### TASK:
Print the records below exactly, starting at the first line and stopping after the line that contains "const pairs = (xs, ys)". Leave out any pictures.

***

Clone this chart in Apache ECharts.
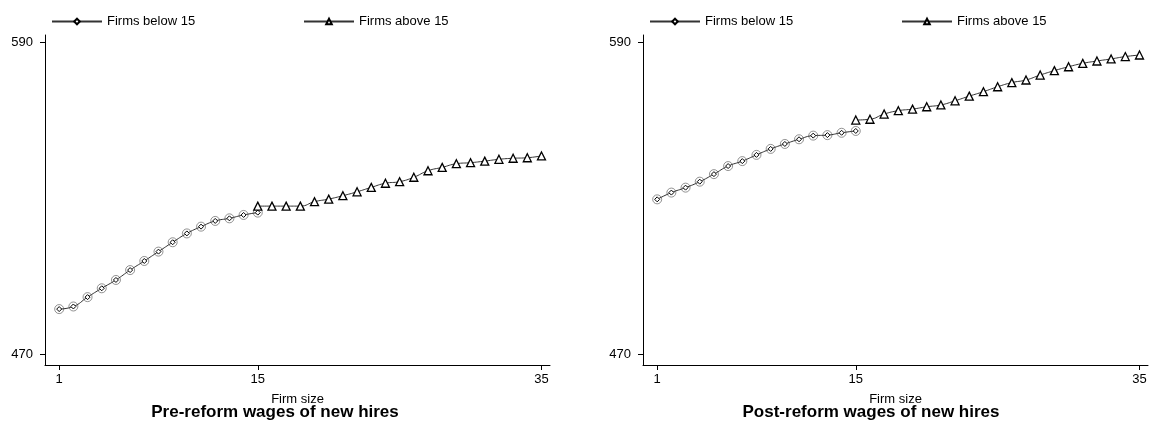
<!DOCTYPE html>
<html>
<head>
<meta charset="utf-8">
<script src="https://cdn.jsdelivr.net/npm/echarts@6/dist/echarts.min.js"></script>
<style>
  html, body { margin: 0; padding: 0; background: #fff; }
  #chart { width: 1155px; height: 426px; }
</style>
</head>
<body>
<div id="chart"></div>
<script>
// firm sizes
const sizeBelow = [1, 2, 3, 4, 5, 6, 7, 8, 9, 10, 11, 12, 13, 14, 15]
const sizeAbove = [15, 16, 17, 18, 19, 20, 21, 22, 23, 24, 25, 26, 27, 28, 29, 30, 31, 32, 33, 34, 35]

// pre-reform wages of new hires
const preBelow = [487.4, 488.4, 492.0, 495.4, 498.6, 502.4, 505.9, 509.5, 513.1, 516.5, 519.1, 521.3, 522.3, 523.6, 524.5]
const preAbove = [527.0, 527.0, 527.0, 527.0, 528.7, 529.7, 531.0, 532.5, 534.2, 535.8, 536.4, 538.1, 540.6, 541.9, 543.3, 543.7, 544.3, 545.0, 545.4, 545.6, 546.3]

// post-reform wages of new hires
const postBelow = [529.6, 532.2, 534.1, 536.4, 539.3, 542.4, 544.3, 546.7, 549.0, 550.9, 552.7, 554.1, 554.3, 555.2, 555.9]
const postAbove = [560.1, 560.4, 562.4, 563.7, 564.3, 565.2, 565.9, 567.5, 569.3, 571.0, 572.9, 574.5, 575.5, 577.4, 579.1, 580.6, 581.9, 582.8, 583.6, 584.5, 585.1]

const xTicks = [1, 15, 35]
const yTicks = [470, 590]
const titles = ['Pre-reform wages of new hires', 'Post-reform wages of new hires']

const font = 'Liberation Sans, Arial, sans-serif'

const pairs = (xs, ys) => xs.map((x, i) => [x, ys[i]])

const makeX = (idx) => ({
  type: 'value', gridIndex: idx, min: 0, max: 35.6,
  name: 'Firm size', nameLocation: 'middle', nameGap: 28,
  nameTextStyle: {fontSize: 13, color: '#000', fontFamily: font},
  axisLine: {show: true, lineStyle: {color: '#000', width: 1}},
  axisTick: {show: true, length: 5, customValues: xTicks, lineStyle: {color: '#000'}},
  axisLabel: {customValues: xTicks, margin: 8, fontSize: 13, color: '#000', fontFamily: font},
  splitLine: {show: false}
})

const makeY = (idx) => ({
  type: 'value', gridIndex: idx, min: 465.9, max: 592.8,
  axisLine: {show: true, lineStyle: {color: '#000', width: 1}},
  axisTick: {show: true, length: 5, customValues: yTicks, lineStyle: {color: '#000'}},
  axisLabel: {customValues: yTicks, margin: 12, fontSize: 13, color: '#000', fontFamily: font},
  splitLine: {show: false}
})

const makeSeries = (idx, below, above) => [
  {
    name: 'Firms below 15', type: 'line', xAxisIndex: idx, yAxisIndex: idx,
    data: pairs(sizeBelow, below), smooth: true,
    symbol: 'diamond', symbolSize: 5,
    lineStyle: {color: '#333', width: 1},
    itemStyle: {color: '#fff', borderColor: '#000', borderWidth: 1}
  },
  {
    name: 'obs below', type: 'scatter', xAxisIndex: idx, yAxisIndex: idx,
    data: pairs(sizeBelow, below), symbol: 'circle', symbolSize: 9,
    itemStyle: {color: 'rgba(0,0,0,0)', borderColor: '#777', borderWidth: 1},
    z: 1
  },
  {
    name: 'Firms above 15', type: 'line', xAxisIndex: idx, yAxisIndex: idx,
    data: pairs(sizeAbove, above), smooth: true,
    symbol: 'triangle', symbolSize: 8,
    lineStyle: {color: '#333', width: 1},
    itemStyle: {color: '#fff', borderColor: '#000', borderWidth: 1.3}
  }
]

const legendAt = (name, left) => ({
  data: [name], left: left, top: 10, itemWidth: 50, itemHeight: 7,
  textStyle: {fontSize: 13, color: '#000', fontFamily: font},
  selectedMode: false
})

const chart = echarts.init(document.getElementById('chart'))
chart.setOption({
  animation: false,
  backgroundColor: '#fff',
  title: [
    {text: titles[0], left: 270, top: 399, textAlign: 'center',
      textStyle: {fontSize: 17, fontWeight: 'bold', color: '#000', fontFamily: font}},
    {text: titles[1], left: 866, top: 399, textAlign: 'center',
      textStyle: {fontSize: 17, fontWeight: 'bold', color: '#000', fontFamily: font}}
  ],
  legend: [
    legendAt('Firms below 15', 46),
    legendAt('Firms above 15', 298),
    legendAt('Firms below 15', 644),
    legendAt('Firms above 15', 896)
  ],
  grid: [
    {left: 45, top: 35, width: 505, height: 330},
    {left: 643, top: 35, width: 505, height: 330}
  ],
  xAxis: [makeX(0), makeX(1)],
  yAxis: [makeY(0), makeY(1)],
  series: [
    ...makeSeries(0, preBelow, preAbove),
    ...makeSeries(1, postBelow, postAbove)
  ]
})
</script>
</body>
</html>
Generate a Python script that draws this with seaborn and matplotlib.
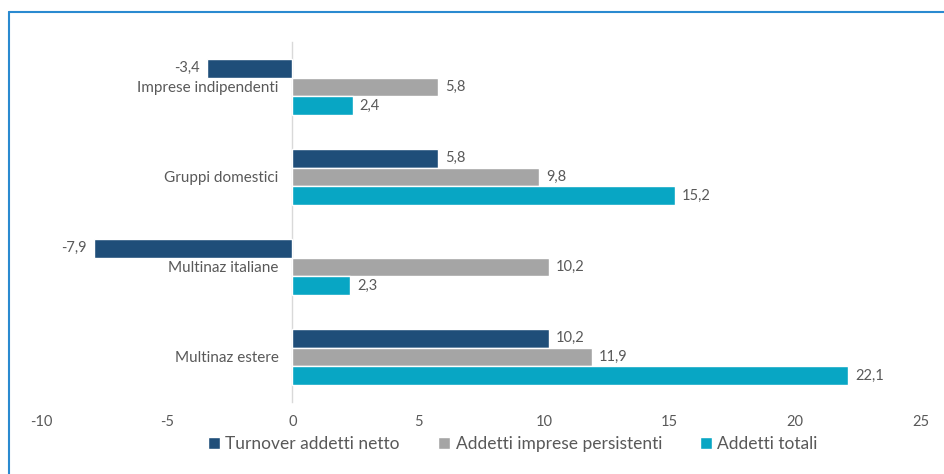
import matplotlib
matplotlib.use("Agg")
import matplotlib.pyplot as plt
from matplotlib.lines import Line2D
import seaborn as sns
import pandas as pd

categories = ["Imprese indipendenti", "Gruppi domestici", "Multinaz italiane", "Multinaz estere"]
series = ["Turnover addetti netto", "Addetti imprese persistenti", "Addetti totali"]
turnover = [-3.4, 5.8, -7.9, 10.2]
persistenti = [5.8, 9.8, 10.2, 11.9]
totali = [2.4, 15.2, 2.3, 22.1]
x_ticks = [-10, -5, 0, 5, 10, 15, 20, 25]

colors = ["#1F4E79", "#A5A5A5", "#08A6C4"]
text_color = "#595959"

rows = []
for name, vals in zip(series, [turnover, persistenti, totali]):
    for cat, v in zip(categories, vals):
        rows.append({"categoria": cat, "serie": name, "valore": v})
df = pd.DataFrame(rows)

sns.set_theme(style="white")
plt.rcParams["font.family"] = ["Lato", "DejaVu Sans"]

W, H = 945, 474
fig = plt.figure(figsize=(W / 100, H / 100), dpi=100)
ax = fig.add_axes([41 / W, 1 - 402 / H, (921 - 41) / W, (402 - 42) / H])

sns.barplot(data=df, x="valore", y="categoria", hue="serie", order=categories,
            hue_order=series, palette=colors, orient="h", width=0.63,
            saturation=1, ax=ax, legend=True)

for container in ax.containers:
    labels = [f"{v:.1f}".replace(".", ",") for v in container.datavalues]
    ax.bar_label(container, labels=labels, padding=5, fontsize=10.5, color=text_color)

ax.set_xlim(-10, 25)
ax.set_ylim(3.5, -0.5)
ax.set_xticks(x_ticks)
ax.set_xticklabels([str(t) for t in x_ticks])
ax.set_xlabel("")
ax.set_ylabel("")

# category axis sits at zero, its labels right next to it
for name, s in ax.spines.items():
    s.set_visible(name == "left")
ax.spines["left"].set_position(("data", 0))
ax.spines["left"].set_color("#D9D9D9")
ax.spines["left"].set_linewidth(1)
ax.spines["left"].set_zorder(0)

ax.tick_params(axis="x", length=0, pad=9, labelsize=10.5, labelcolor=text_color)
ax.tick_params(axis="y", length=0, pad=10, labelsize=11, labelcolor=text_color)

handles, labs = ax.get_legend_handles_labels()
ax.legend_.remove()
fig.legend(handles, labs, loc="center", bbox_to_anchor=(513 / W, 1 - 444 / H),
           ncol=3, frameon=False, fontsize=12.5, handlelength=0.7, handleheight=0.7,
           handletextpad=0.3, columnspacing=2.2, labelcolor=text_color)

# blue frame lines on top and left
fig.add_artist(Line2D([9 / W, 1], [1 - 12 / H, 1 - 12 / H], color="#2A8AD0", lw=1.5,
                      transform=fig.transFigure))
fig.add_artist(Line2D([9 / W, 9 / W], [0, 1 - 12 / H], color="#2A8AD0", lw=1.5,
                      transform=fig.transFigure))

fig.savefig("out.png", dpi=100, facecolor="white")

***

### COMPLETE OUTPUT:
Clone this chart in Apache ECharts.
<!DOCTYPE html>
<html>
<head>
<meta charset="utf-8">
<script src="https://cdn.jsdelivr.net/npm/echarts@6/dist/echarts.min.js"></script>
<style>
  html, body { margin: 0; padding: 0; background: #fff; }
  #chart { width: 1155px; height: 426px; }
</style>
</head>
<body>
<div id="chart"></div>
<script>
// firm sizes
const sizeBelow = [1, 2, 3, 4, 5, 6, 7, 8, 9, 10, 11, 12, 13, 14, 15]
const sizeAbove = [15, 16, 17, 18, 19, 20, 21, 22, 23, 24, 25, 26, 27, 28, 29, 30, 31, 32, 33, 34, 35]

// pre-reform wages of new hires
const preBelow = [487.4, 488.4, 492.0, 495.4, 498.6, 502.4, 505.9, 509.5, 513.1, 516.5, 519.1, 521.3, 522.3, 523.6, 524.5]
const preAbove = [527.0, 527.0, 527.0, 527.0, 528.7, 529.7, 531.0, 532.5, 534.2, 535.8, 536.4, 538.1, 540.6, 541.9, 543.3, 543.7, 544.3, 545.0, 545.4, 545.6, 546.3]

// post-reform wages of new hires
const postBelow = [529.6, 532.2, 534.1, 536.4, 539.3, 542.4, 544.3, 546.7, 549.0, 550.9, 552.7, 554.1, 554.3, 555.2, 555.9]
const postAbove = [560.1, 560.4, 562.4, 563.7, 564.3, 565.2, 565.9, 567.5, 569.3, 571.0, 572.9, 574.5, 575.5, 577.4, 579.1, 580.6, 581.9, 582.8, 583.6, 584.5, 585.1]

const xTicks = [1, 15, 35]
const yTicks = [470, 590]
const titles = ['Pre-reform wages of new hires', 'Post-reform wages of new hires']

const font = 'Liberation Sans, Arial, sans-serif'

const pairs = (xs, ys) => xs.map((x, i) => [x, ys[i]])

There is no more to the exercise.